Alison Girling believes in the predictive power of a terrace on a holy night. During her years at GMC Nagpur, she once spent Shivratri at the home of her classmate, Ratna Shekhawat. Ratna’s father, a man who claimed a deep understanding of the science of foretelling, looked at Alison and traced the lines of a future she hadn’t yet imagined. Surprisingly, every detail he predicted—the moves, the marriage, the distant shores—eventually came to pass. For Alison, a career that spanned the wards of Mumbai, the heat of Riyadh, and the green dales of Derbyshire was not just a series of professional posts, but the unfolding of a script written long ago on a Nagpur rooftop.
The Nomadic Daughter
Alison was born in Mumbai into a family defined by the logistics of the Nehruvian era. Her father was a divisional engineer for Bharat Petroleum, a role that made the family a permanent fixture on the Indian railway map. Every two years, the bags were packed, and Alison was introduced to a new school, a new dialect, and a new set of classmates. From the convents of Belgaum and Goa to the military atmosphere of Mhow in Madhya Pradesh, she learned the art of the quick arrival and the graceful exit.

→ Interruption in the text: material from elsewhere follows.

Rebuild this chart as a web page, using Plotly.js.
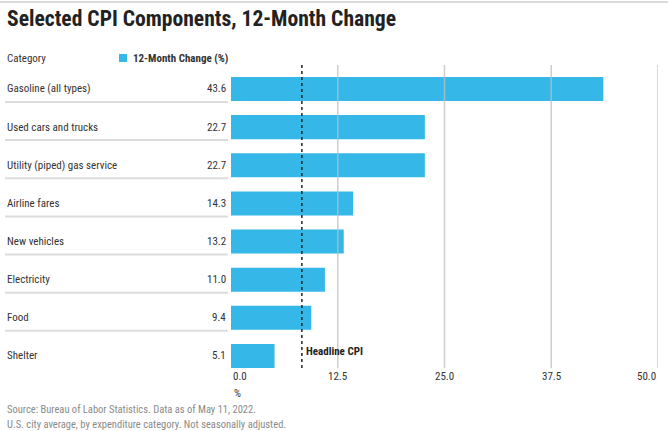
<!DOCTYPE html>
<html>
<head>
<meta charset="utf-8">
<script src="https://cdn.plot.ly/plotly-3.0.1.min.js"></script>
<style>
html,body{margin:0;padding:0;background:#fff;}
#chart{width:668px;height:431px;}
</style>
</head>
<body>
<div id="chart"></div>
<script>
var categories = ["Gasoline (all types)", "Used cars and trucks", "Utility (piped) gas service", "Airline fares", "New vehicles", "Electricity", "Food", "Shelter"];
var values = [43.6, 22.7, 22.7, 14.3, 13.2, 11.0, 9.4, 5.1];
var valueLabels = ["43.6", "22.7", "22.7", "14.3", "13.2", "11.0", "9.4", "5.1"];
var tickVals = [0, 12.5, 25, 37.5, 50];
var tickLabels = ["0.0", "12.5", "25.0", "37.5", "50.0"];
var headlineCPI = 8.3;
var seriesName = "12-Month Change (%)";

var FONT = '"Roboto Condensed", "Liberation Sans Narrow", "DejaVu Sans Condensed", "Arial Narrow", sans-serif';
var BLUE = '#35b8e7';
var TXT = '#333333';
var LBL = 11;

var plotL = 231, plotR = 658, W = 668;
var plotW = plotR - plotL;
function px2paper(px){ return (px - plotL) / plotW; }
function paperY(py){ return (368 - py) / (368 - 65); }

var trace = {
  type: 'bar',
  orientation: 'h',
  y: categories,
  x: values,
  marker: {color: BLUE, line: {width: 0}},
  width: 0.63,
  hoverinfo: 'x+y',
  showlegend: false
};

var annotations = [];
var shapes = [];

categories.forEach(function(c, i){
  annotations.push({
    xref: 'paper', yref: 'y', x: px2paper(5), y: c,
    text: c, showarrow: false, xanchor: 'left', yanchor: 'middle',
    font: {family: FONT, size: LBL, color: TXT}
  });
  annotations.push({
    xref: 'paper', yref: 'y', x: px2paper(228), y: c,
    text: valueLabels[i], showarrow: false, xanchor: 'right', yanchor: 'middle',
    font: {family: FONT, size: LBL, color: TXT}
  });
  if (i < categories.length - 1) {
    shapes.push({
      type: 'line', xref: 'paper', yref: 'y',
      x0: px2paper(5), x1: px2paper(228), y0: i + 0.34, y1: i + 0.34,
      line: {color: '#dcdcdc', width: 2}
    });
  }
});

tickVals.forEach(function(v, i){
  annotations.push({
    xref: 'x', yref: 'paper', x: v, y: 0, yshift: -8,
    text: tickLabels[i], showarrow: false,
    xanchor: i === 0 ? 'left' : (i === tickVals.length - 1 ? 'right' : 'center'),
    yanchor: 'middle',
    font: {family: FONT, size: LBL, color: TXT}
  });
  if (v > 0) {
    shapes.push({
      type: 'line', xref: 'x', yref: 'paper', x0: v, x1: v, y0: 0, y1: 1,
      layer: 'above',
      line: {color: 'rgba(190,190,190,0.75)', width: 1.5}
    });
  }
});

// headline CPI dashed line
shapes.push({
  type: 'line', xref: 'x', yref: 'paper', x0: headlineCPI, x1: headlineCPI, y0: 0, y1: 1,
  layer: 'above',
  line: {color: '#222', width: 1.5, dash: 'dot'}
});
annotations.push({
  xref: 'x', yref: 'y', x: headlineCPI, y: categories[categories.length - 1], xshift: 2, yshift: 4,
  text: '<b>Headline CPI</b>', showarrow: false, xanchor: 'left', yanchor: 'middle',
  font: {family: FONT, size: LBL, color: '#222'}
});

// top rule
shapes.push({
  type: 'line', xref: 'paper', yref: 'paper', x0: px2paper(0), x1: px2paper(W), y0: paperY(2), y1: paperY(2),
  line: {color: '#cccccc', width: 1.5}
});

annotations.push({
  xref: 'paper', yref: 'paper', x: px2paper(5), y: paperY(18),
  text: '<b>Selected CPI Components, 12-Month Change</b>', showarrow: false,
  xanchor: 'left', yanchor: 'middle',
  font: {family: FONT, size: 21.6, color: '#222'}
});
annotations.push({
  xref: 'paper', yref: 'paper', x: px2paper(5), y: paperY(58),
  text: 'Category', showarrow: false, xanchor: 'left', yanchor: 'middle',
  font: {family: FONT, size: LBL, color: TXT}
});
shapes.push({
  type: 'rect', xref: 'paper', yref: 'paper',
  x0: px2paper(119), x1: px2paper(127), y0: paperY(54), y1: paperY(62),
  fillcolor: BLUE, line: {width: 0}
});
annotations.push({
  xref: 'paper', yref: 'paper', x: px2paper(131), y: paperY(58),
  text: '<b>' + seriesName + '</b>', showarrow: false, xanchor: 'left', yanchor: 'middle',
  font: {family: FONT, size: LBL, color: TXT}
});
annotations.push({
  xref: 'paper', yref: 'paper', x: px2paper(232), y: paperY(393),
  text: '%', showarrow: false, xanchor: 'left', yanchor: 'middle',
  font: {family: FONT, size: LBL, color: TXT}
});
annotations.push({
  xref: 'paper', yref: 'paper', x: px2paper(5), y: paperY(409),
  text: 'Source: Bureau of Labor Statistics. Data as of May 11, 2022.', showarrow: false,
  xanchor: 'left', yanchor: 'middle',
  font: {family: FONT, size: 10.5, color: '#8a8a8a'}
});
annotations.push({
  xref: 'paper', yref: 'paper', x: px2paper(5), y: paperY(424),
  text: 'U.S. city average, by expenditure category. Not seasonally adjusted.', showarrow: false,
  xanchor: 'left', yanchor: 'middle',
  font: {family: FONT, size: 10.5, color: '#8a8a8a'}
});

var layout = {
  width: 668, height: 431,
  margin: {l: plotL, r: W - plotR, t: 65, b: 431 - 368, pad: 0},
  paper_bgcolor: '#fff', plot_bgcolor: '#fff',
  showlegend: false,
  xaxis: {
    range: [0, 50], tickvals: tickVals, showticklabels: false,
    showgrid: false, zeroline: false, showline: false, ticks: '', fixedrange: true
  },
  yaxis: {
    type: 'category', range: [7.315, -0.629], autorange: false,
    showticklabels: false, showgrid: false, zeroline: false, showline: false, ticks: '', fixedrange: true
  },
  annotations: annotations,
  shapes: shapes,
  font: {family: FONT, color: TXT}
};

Plotly.newPlot('chart', [trace], layout, {displayModeBar: false, staticPlot: true});
</script>
</body>
</html>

By the time she reached St. Francis De Sales (SFS) College in Nagpur for her pre-medical education, she was ready for stability. Entry into GMC Nagpur in 1973 provided it. In the hostel, the nomadic girl finally found an anchor. She and her room partner, Archana Srivastava, developed a ritual of spiritual insurance—visiting both the church and the temple before every exam. “Archie’s mum,” Alison recalls with a smile, “was the one who finally taught us how to tie a sari in the hostel.” It was a quintessential GMC moment: a group of girls from diverse backgrounds huddled in a small room, mastering the pleats of adulthood while laughing about the lectures they had just missed.
The Riyadh Pivot
The defining professional turn in Alison’s life happened in Mumbai, triggered by a family crisis. Her twenty-one-year-old brother suffered a ruptured cerebral aneurysm in Goa and was rushed to Bombay Hospital. While Alison was at his bedside, she began talking to the neurosurgeon, who introduced her to the head of Anaesthesia. The conversation resulted in an immediate job offer. It was in the high-stakes environment of the Bombay Hospital ICU that she met Sanjay Saxena, an anaesthetist from Bhopal.

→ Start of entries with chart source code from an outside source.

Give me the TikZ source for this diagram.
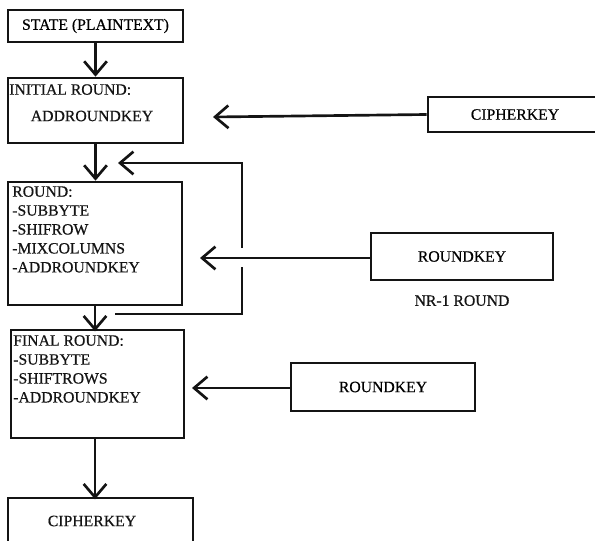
\documentclass[tikz,border=0pt]{standalone}
\usepackage{fontspec}
\setmainfont{Liberation Serif}[FakeBold=0.5]
\usepackage{tikz}
\usetikzlibrary{arrows.meta, positioning, calc}
\definecolor{mydark}{RGB}{20,20,20}
\tikzset{
  block/.style={rectangle, draw=mydark, fill=white, line width=2pt,
    inner sep=0pt, font=\fontsize{11.8}{14.2}\selectfont},
  blocktext/.style={inner sep=0pt, align=left, anchor=north west,
    font=\fontsize{11.8}{14.2}\selectfont, color=mydark},
  plain/.style={font=\fontsize{11.8}{14.2}\selectfont, color=mydark},
  arrow/.style={-{Straight Barb[length=10pt, width=17pt, line width=2pt]}, line width=2pt, color=mydark},
  line/.style={line width=2pt, color=mydark}
}

\begin{document}
\begin{tikzpicture}[x=0.75pt, y=-0.75pt]
  \clip (0,0) rectangle (595,541);
  \fill[white] (0,0) rectangle (595,541);

  % main column
  \node[block, minimum width=175*0.75pt, minimum height=32*0.75pt] (state) at (95.5,26) {STATE (PLAINTEXT)};
  \node[block, minimum width=175*0.75pt, minimum height=65*0.75pt] (init) at (95.5,110.5) {};
  \node[blocktext] (initt) at (9,84) {INITIAL ROUND:};
  \node[plain] (inita) at (92,116) {ADDROUNDKEY};
  \node[block, minimum width=174*0.75pt, minimum height=123*0.75pt] (round) at (95,243.5) {};
  \node[blocktext] (roundt) at (12,186) {ROUND:\\-SUBBYTE\\-SHIFROW\\-MIXCOLUMNS\\-ADDROUNDKEY};
  \node[block, minimum width=173*0.75pt, minimum height=108*0.75pt] (final) at (97.5,384) {};
  \node[blocktext] (finalt) at (13,335) {FINAL ROUND:\\-SUBBYTE\\-SHIFTROWS\\-ADDROUNDKEY};
  \node[block, minimum width=185*0.75pt, minimum height=48*0.75pt] (out) at (100.5,522) {};
  \node[plain] (outt) at (92,521) {CIPHERKEY};

  % key boxes
  \node[block, minimum width=174*0.75pt, minimum height=35*0.75pt] (ckey) at (515,114.5) {CIPHERKEY};
  \node[block, minimum width=182*0.75pt, minimum height=47*0.75pt] (rkey) at (462,256.5) {ROUNDKEY};
  \node[plain, below=7pt of rkey] (nr) {NR-1 ROUND};
  \node[block, minimum width=184*0.75pt, minimum height=48*0.75pt] (rkeyb) at (383,387) {ROUNDKEY};

  \coordinate (ctip) at (213,117);
  \coordinate (rtip) at (200,258);
  \coordinate (ftip) at (192,388);
  \coordinate (lpA) at (115,314);
  \coordinate (lpB) at (242,314);
  \coordinate (lpC) at (242,267);
  \coordinate (lpD) at (242,248);
  \coordinate (lpE) at (242,163);
  \coordinate (lpF) at (118,163);

  \draw[arrow] (state.south) -- (init.north);
  \draw[arrow] (init.south) -- (init.south |- round.north);
  \draw[arrow] (round.south) -- ([yshift=-2pt]round.south |- final.north);
  \draw[arrow] (round.south |- final.south) -- ([yshift=-2pt]round.south |- out.north);

  \draw[arrow] (ckey.west) -- (ctip);
  \draw[arrow] (rkey.west |- rtip) -- (rtip);
  \draw[arrow] (rkeyb.west |- ftip) -- (ftip);

  % loop back for next round
  \draw[line] (lpA) -- (lpB) -- (lpC);
  \draw[arrow] (lpD) -- (lpE) -- (lpF);
\end{tikzpicture}
\end{document}
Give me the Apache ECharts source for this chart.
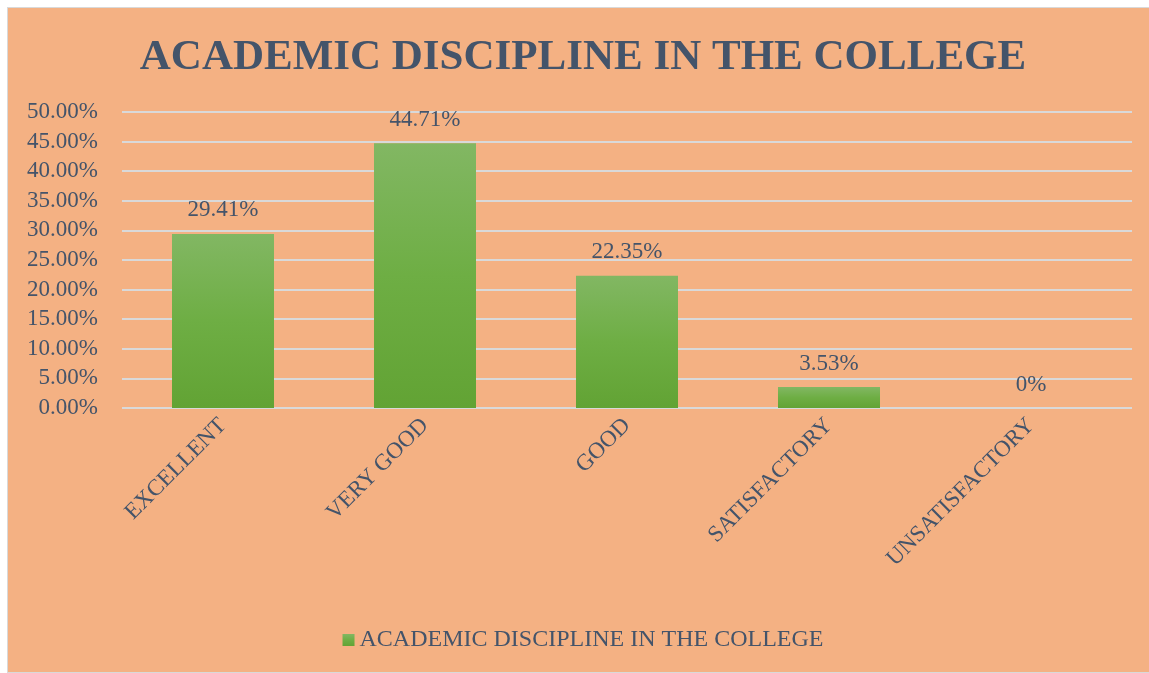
<!DOCTYPE html>
<html>
<head>
<meta charset="utf-8">
<title>Academic Discipline in the College</title>
<script src="https://cdn.jsdelivr.net/npm/echarts@6/dist/echarts.min.js"></script>
<style>
  html, body { margin: 0; padding: 0; background: #ffffff; overflow: hidden; }
  #chart {
    position: absolute;
    left: 7px;
    top: 7px;
    width: 1150px;
    height: 664px;
    border: 1px solid #d9d9d9;
    background: #f4b183;
  }
</style>
</head>
<body>
<div id="chart"></div>
<script>
// chart data
const categories = ['EXCELLENT', 'VERY GOOD', 'GOOD', 'SATISFACTORY', 'UNSATISFACTORY']
const values = [29.41, 44.71, 22.35, 3.53, 0]
const seriesName = 'ACADEMIC DISCIPLINE IN THE COLLEGE'
const yTicks = [0, 5, 10, 15, 20, 25, 30, 35, 40, 45, 50]

const textColor = '#44546a'
const fontFamily = '"Liberation Serif", "DejaVu Serif", serif'

const chart = echarts.init(document.getElementById('chart'))

const option = {
  backgroundColor: '#f4b183',
  textStyle: { fontFamily: fontFamily },
  title: {
    text: seriesName,
    left: 'center',
    top: 23,
    textStyle: {
      fontFamily: fontFamily,
      fontSize: 43,
      fontWeight: 'bold',
      color: textColor
    }
  },
  legend: {
    bottom: 15,
    left: 'center',
    itemWidth: 12,
    itemHeight: 12,
    itemGap: 10,
    icon: 'rect',
    textStyle: { fontFamily: fontFamily, fontSize: 24, color: textColor },
    data: [seriesName]
  },
  grid: {
    left: 114,
    right: 26,
    top: 104,
    bottom: 264
  },
  xAxis: {
    type: 'category',
    data: categories,
    axisLine: { show: false },
    axisTick: { show: false },
    axisLabel: {
      interval: 0,
      rotate: 45,
      margin: 14,
      fontFamily: fontFamily,
      fontSize: 23,
      color: textColor
    }
  },
  yAxis: {
    type: 'value',
    min: yTicks[0],
    max: yTicks[yTicks.length - 1],
    interval: 5,
    axisLine: { show: false },
    axisTick: { show: false },
    splitLine: { lineStyle: { color: '#d9d9d9', width: 2 } },
    axisLabel: {
      margin: 24,
      fontFamily: fontFamily,
      fontSize: 23,
      color: textColor,
      formatter: v => v.toFixed(2) + '%'
    }
  },
  series: [
    {
      name: seriesName,
      type: 'bar',
      data: values,
      barWidth: '50.5%',
      itemStyle: {
        color: new echarts.graphic.LinearGradient(0, 0, 0, 1, [
          { offset: 0, color: '#82b763' },
          { offset: 0.5, color: '#6eae44' },
          { offset: 1, color: '#62a334' }
        ])
      },
      label: {
        show: true,
        position: 'top',
        distance: 12,
        fontFamily: fontFamily,
        fontSize: 23,
        color: textColor,
        formatter: p => (p.value === 0 ? '0%' : p.value.toFixed(2) + '%')
      }
    }
  ]
}

chart.setOption(option)
window.addEventListener('resize', () => chart.resize())
</script>
</body>
</html>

They married in the summer of 1984 and, like many of their generation, looked toward the Middle East. In the 1980s, the “Gulf Dream” was the primary mechanism for young Indian doctors to bypass the slow financial crawl of the domestic public sector.

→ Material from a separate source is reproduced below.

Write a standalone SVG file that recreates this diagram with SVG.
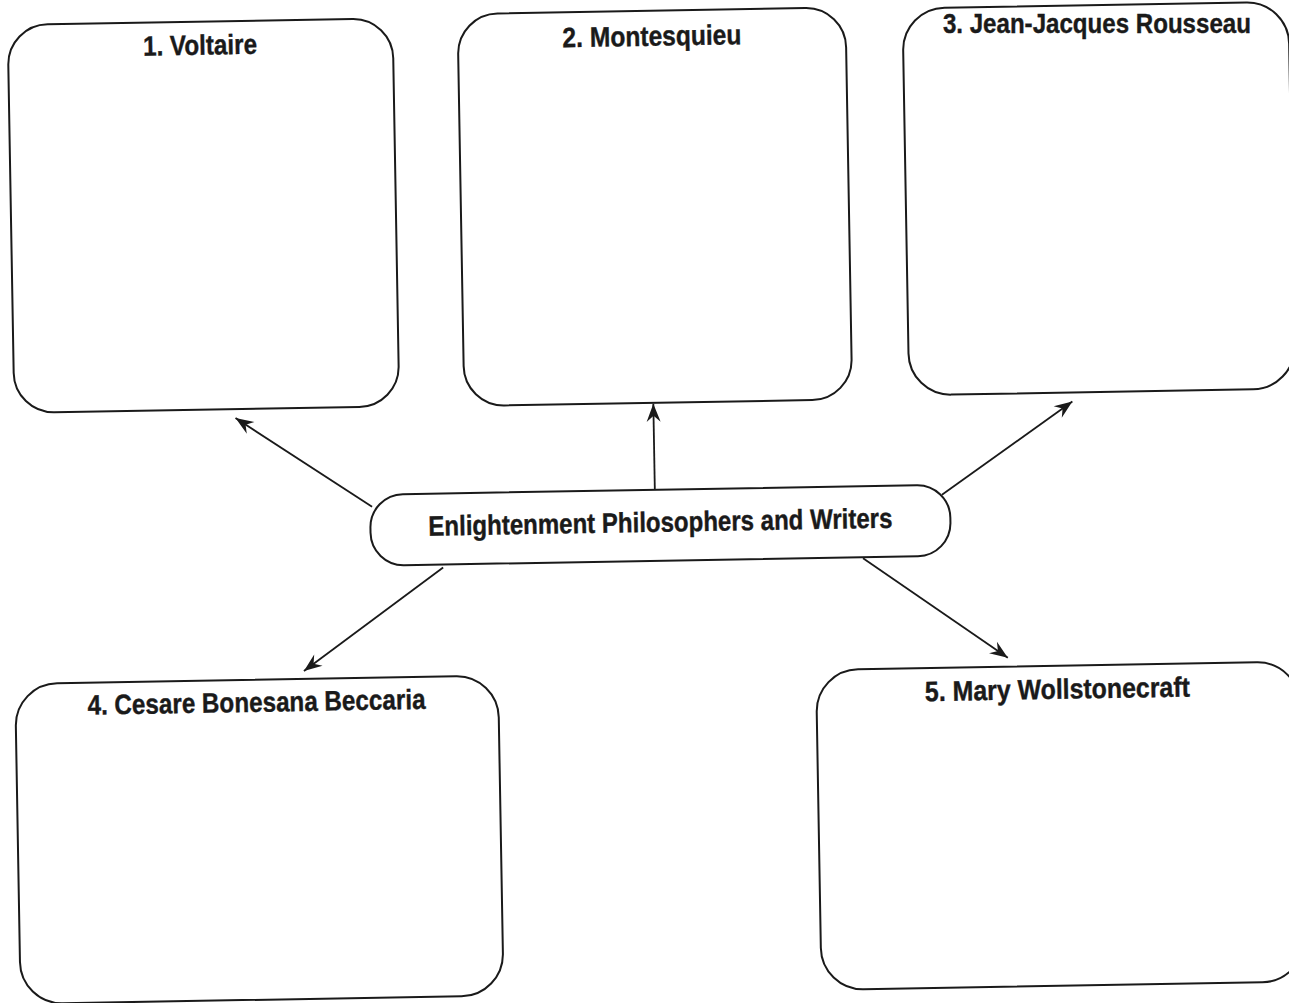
<svg xmlns="http://www.w3.org/2000/svg" width="1289" height="1003" viewBox="0 0 1289 1003">
<defs>
<style>
.box{fill:none;stroke:#1a1a1a;stroke-width:2}
.t{font-family:"Liberation Sans",Arial,sans-serif;font-weight:bold;font-size:28px;fill:#1a1a1a;stroke:#1a1a1a;stroke-width:0.4;text-anchor:middle}
.c{stroke:#1a1a1a;stroke-width:1.8;fill:none;marker-end:url(#ah)}
</style>
<marker id="ah" markerUnits="userSpaceOnUse" viewBox="-19 -8 21 16" markerWidth="21" markerHeight="16" refX="0" refY="0" orient="auto">
<path d="M0,0 L-18,-7 L-12,0 L-18,7 Z" fill="#1a1a1a"/>
</marker>
</defs>
<rect width="1289" height="1003" fill="#ffffff"/>
<g transform="rotate(-1 644 500)">
<g id="connectors">
<line class="c" x1="372" y1="502" x2="237" y2="411"/>
<line class="c" x1="655" y1="490" x2="655" y2="404"/>
<line class="c" x1="942" y1="500" x2="1074" y2="409"/>
<line class="c" x1="442" y1="564" x2="301" y2="665"/>
<line class="c" x1="862" y1="562" x2="1005" y2="664"/>
</g>
<g id="n1">
<rect class="box" x="16" y="14" width="385" height="388" rx="40" ry="40"/>
<text class="t" x="208" y="47" textLength="114" lengthAdjust="spacingAndGlyphs">1. Voltaire</text>
</g>
<g id="n2">
<rect class="box" x="466" y="11" width="388" height="392" rx="40" ry="40"/>
<text class="t" x="660" y="46" textLength="179" lengthAdjust="spacingAndGlyphs">2. Montesquieu</text>
</g>
<g id="n3">
<rect class="box" x="911" y="13" width="386" height="387" rx="42" ry="42"/>
<text class="t" x="1105" y="41" transform="rotate(1 1105 41)" textLength="308" lengthAdjust="spacingAndGlyphs">3. Jean-Jacques Rousseau</text>
</g>
<g id="n4">
<rect class="box" x="12" y="673" width="483" height="320" rx="42" ry="42"/>
<text class="t" x="253" y="705" textLength="338" lengthAdjust="spacingAndGlyphs">4. Cesare Bonesana Beccaria</text>
</g>
<g id="n5">
<rect class="box" x="813" y="673" width="483" height="320" rx="42" ry="42"/>
<text class="t" x="1054" y="706" textLength="265" lengthAdjust="spacingAndGlyphs">5. Mary Wollstonecraft</text>
</g>
<g id="center">
<rect class="box" x="370" y="490" width="580" height="71" rx="33" ry="33" fill="#ffffff"/>
<text class="t" x="660" y="532" textLength="464" lengthAdjust="spacingAndGlyphs">Enlightenment Philosophers and Writers</text>
</g>
</g>
</svg>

We wanted to earn enough money to buy a flat in Mumbai. We had originally planned for just a year—but eventually ended up spending 14 years in Riyadh. The financial goal was achieved, but the experience of working in a different cultural and clinical setting changed our perspective on what it meant to be a specialist.
In 1998, a second migration followed. To ensure their sons, Karan and Rishi, received a global education, the Saxenas moved to the UK. Alison joined the NHS at Royal Derby Hospital, navigating the shift from the private-heavy Gulf system to the structured, state-funded healthcare of Great Britain. She became a fixture in Derby, a city she describes as the gateway to the scenic Peak District.
The Echoes of Saoner
Retired a decade ago, with Sanjay following in 2019, Alison now lives in Derby. Her days carry a quiet sense of purpose—volunteering with the church, serving on the parish pastoral committee, and, five years ago, during the dark stretch of the pandemic, working as a COVID steward.
Yet Vidarbha has never quite left her. The memories remain bright and immediate: Vilas Tambe’s “cheery red scooter,” always ready to offer her a lift, and the spirited, unforgettable sessions at the Rural Health and Training Center in Saoner.
I cannot forget Saoner—we had so much fun there—long walks in the mornings, watching the blockbusters of the 70s in the afternoons, and dancing merrily in the nights. Although I am geographically away, emotionally I am very close to the batch of 1973. Please keep updating me with the gossips and anecdotes that the reunion is sure to generate.
Alison’s life represents the global diaspora of the GMC 1973 batch—a generation that exported Indian medical excellence to every corner of the map. She is the completion of the circle that began on that Nagpur terrace: the girl who learned to tie a sari in a hostel room and ended up navigating the complexities of the NHS, always carrying the warmth of the “old gang” with her.